Environment news round up in France this May

Rennes bans grass clippings at tips, Lyon bans polluting fireplaces and more

In Rennes grass cuttings represent 30% of vegetation dumped each year

Rennes residents’ clippings prohibited

In what is seen as a pioneering and eco-friendly move by authorities in a major city, a new law in Rennes will ban residents from dumping their lawn clippings at local tips (déchetteries) after January 1, 2024.

Explaining the reasons behind the move Vice-President of the metropolis, the ecologist Laurent Hamon told Le Télégramme: “It is time to adapt our territories to the challenges of climate change.

To achieve this, we are focusing on simple, effective measures that are within everyone’s reach.

“For example,” he continued, “at present, while lawn clippings are 80% water, we are moving this mass of water around the territory, from homes to waste collection centres, and then to platforms in the department so that this green waste can then be treated, with difficulty.”

He added that grass cuttings represent 30% of the average 380kg of vegetation dumped at tips per resident each year.

“This is an aberration at a time when we are trying to preserve water resources.
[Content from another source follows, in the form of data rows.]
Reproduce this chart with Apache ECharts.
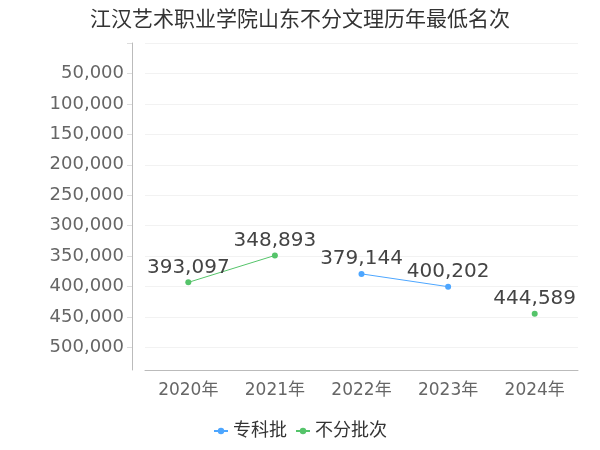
<!DOCTYPE html><html><head><meta charset="utf-8"><script src="https://cdn.jsdelivr.net/npm/echarts@6/dist/echarts.min.js"></script></head><body style="margin:0"><div id="c" style="width:600px;height:450px"></div><script>
const categories=['2020年','2021年','2022年','2023年','2024年'];
const zhuanke=[null,null,379144,400202,null];
const bufen=[393097,348893,null,null,444589];
const c=echarts.init(document.getElementById('c'));
const F='DejaVu Sans, Noto Sans CJK SC';
const lbl={show:true,position:'top',fontSize:20,fontFamily:F,color:'#444',formatter:p=>p.value.toLocaleString('en-US'),distance:2};
c.setOption({
textStyle:{fontFamily:F},
title:{text:'江汉艺术职业学院山东不分文理历年最低名次',left:'center',top:5,textStyle:{fontSize:21,fontWeight:'normal',color:'#333',fontFamily:F}},
legend:{bottom:5,itemGap:8,itemWidth:14,itemHeight:8,textStyle:{fontSize:18,color:'#333',fontFamily:F},data:['专科批','不分批次']},
grid:{left:145,right:22,top:43,bottom:80},
xAxis:{type:'category',position:'bottom',data:categories,axisLabel:{fontSize:17,color:'#666',fontFamily:F,margin:12},axisLine:{onZero:false,lineStyle:{color:'#bbb'}},axisTick:{show:false}},
yAxis:{type:'value',inverse:true,min:0,max:537000,interval:50000,offset:13,axisLine:{show:true,lineStyle:{color:'#bbb'}},axisTick:{show:true,lineStyle:{color:'#ddd'}},
axisLabel:{fontSize:18,color:'#666',fontFamily:F,showMaxLabel:false,formatter:v=>v===0?'':v.toLocaleString('en-US')},splitLine:{lineStyle:{color:'#f2f2f2'}}},
series:[
{name:'专科批',type:'line',data:zhuanke,color:'#4da6ff',symbolSize:6,symbol:'circle',lineStyle:{width:1},label:lbl},
{name:'不分批次',type:'line',data:bufen,color:'#55c46a',symbolSize:6,symbol:'circle',lineStyle:{width:1},label:lbl}
]});
</script></body></html>
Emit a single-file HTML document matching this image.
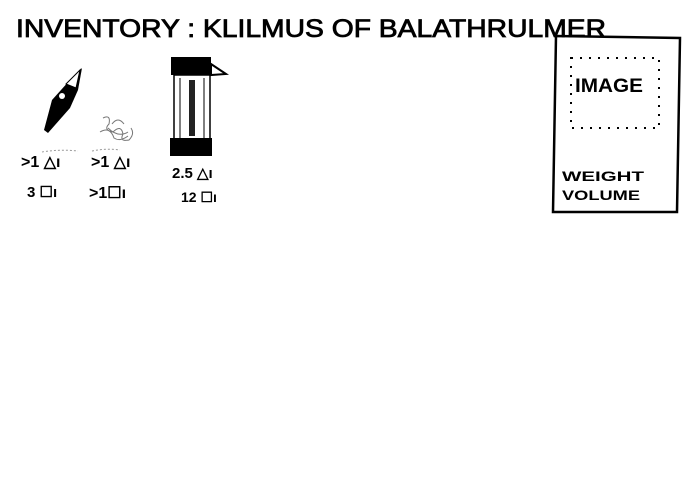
<!DOCTYPE html>
<html><head><meta charset="utf-8"><style>
html,body{margin:0;padding:0;background:#fff;width:700px;height:500px;overflow:hidden}
svg{display:block}
text{font-family:"Liberation Sans",sans-serif;font-weight:bold;fill:#000}
</style></head><body>
<svg width="700" height="500" viewBox="0 0 700 500" xmlns="http://www.w3.org/2000/svg">
<text x="16" y="37" font-size="25" style="font-weight:normal" stroke="#000" stroke-width="0.8" textLength="590" lengthAdjust="spacingAndGlyphs">INVENTORY : KLILMUS OF BALATHRULMER</text>
<path d="M82 68 L70 80 L52 100 L44 130 L48 133 L70 108 L78 90 Z" fill="#000"/>
<path d="M66 84 L80 70 L76 88 Z" fill="#fff" stroke="#000" stroke-width="1"/>
<circle cx="62" cy="96" r="3" fill="#fff"/>
<path d="M42 152 Q60 149 78 151" stroke="#999" stroke-width="1" fill="none" stroke-dasharray="2 2"/>
<path d="M103 118 q8 -4 6 6 q-6 6 4 8 q8 -8 10 2 q-4 8 6 6 q6 -6 2 -12 M108 128 q10 10 20 4 M112 124 q6 -8 12 0 M100 132 q10 -6 14 6 q6 4 14 -2" stroke="#777" stroke-width="1" fill="none"/>
<path d="M92 151 Q106 148 120 150" stroke="#999" stroke-width="1" fill="none" stroke-dasharray="2 2"/>
<rect x="171" y="57" width="40" height="18" fill="#000"/>
<path d="M211 64 L226 74 L211 75 Z" fill="#fff" stroke="#000" stroke-width="2"/>
<rect x="174" y="75" width="36" height="64" fill="none" stroke="#000" stroke-width="1.5"/>
<line x1="180" y1="78" x2="180" y2="138" stroke="#000"/>
<line x1="204" y1="78" x2="204" y2="138" stroke="#000"/>
<rect x="189" y="80" width="6" height="56" fill="#222"/>
<rect x="170" y="138" width="42" height="18" fill="#000"/>
<text x="21" y="167" font-size="16">&gt;1 △ı</text>
<text x="91" y="167" font-size="16">&gt;1 △ı</text>
<text x="172" y="178" font-size="15">2.5 △ı</text>
<text x="27" y="197" font-size="15">3 ☐ı</text>
<text x="89" y="198" font-size="16">&gt;1☐ı</text>
<text x="181" y="202" font-size="14">12 ☐ı</text>
<path d="M556 36 L680 38 L677 212 L553 212 Z" fill="none" stroke="#000" stroke-width="2.5"/>
<rect x="571" y="58" width="88" height="70" fill="none" stroke="#000" stroke-width="2" stroke-dasharray="2 7"/>
<text x="575" y="92" font-size="19" textLength="68" lengthAdjust="spacingAndGlyphs">IMAGE</text>
<text x="562" y="181" font-size="14" textLength="82" lengthAdjust="spacingAndGlyphs">WEIGHT</text>
<text x="562" y="200" font-size="14" textLength="78" lengthAdjust="spacingAndGlyphs">VOLUME</text>
</svg>
</body></html>
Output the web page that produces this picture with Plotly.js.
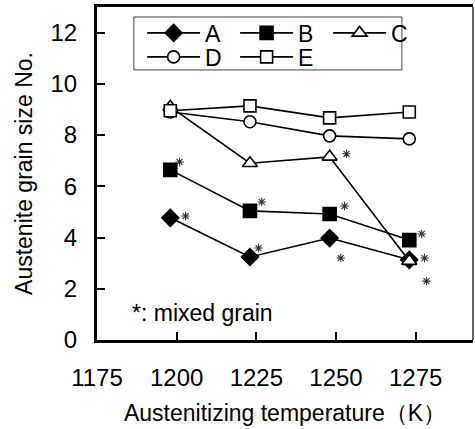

Plants, especially lawns, can also meet our objectives of preserving biodiversity and the quality of our soil.”

Polluting fireplaces banned in Lyon

The use of open fireplaces or stoves over 20 years old has been banned in the Lyon area, although homeowners can get around the prefectural ban by adapting their chimney with an insert costing between €5,000 and €6,000.

However, as well as claiming state aid for the inserts, residents can apply for local donations of between €1,000 and €3,000.

Wood-burning heating in around 6,000 homes is said to be responsible for more than half of the fine particle emissions in the agglomeration, with an estimated 2,000 premature deaths in the metropolis attributed to these particles each year.

As it announced the measure, the council said it may be re-evaluated in 2027.

Climate change whistleblower dies

Credit: Denis Makarenko / Shutterstock

The scientific community has been paying tribute to French glaciologist Claude Lorius, one of the first scientists to warn humanity of its role in climate change, who died in March, aged 91 in Burgundy.

Considered a leading climate change “whistleblower” since 1987, M. Lorius – who went on 22 expeditions to Greenland and Antarctica during his career – was the first person to scientifically prove that when CO2 increases, so too does the global temperature.

He analysed “time capsule” air bubbles trapped in ice cores extracted from the polar regions, with his groundbreaking 1987 report revealing that levels of the gas rose dramatically, along with temperatures, after the Industrial Revolution.

He drilled down to 900m, a feat that allowed him to retrace 40,000 years of climate history.

Later, as a member of the Academy of Sciences, he was passionate in his fight against global warming and in 2002 he received the gold medal from the CNRS (National Scientific Research Centre) where he first began working in 1961.

Floating solar panels to power port

A Montpellier company has inaugurated its first floating solar (photovoltaique) panels in the port of Sète, Hérault, and will later anchor them 1.5 km off the coast, where they will be connected via electricity cables back to the town.

In the initial test phase, 25 of the 12 metre-long rafts topped with panels – dubbed “Sun’sète” by their creators, SolarinBlue – will produce the equivalent of 300 kilowatts of electricity per hour to power about 20 homes in the port.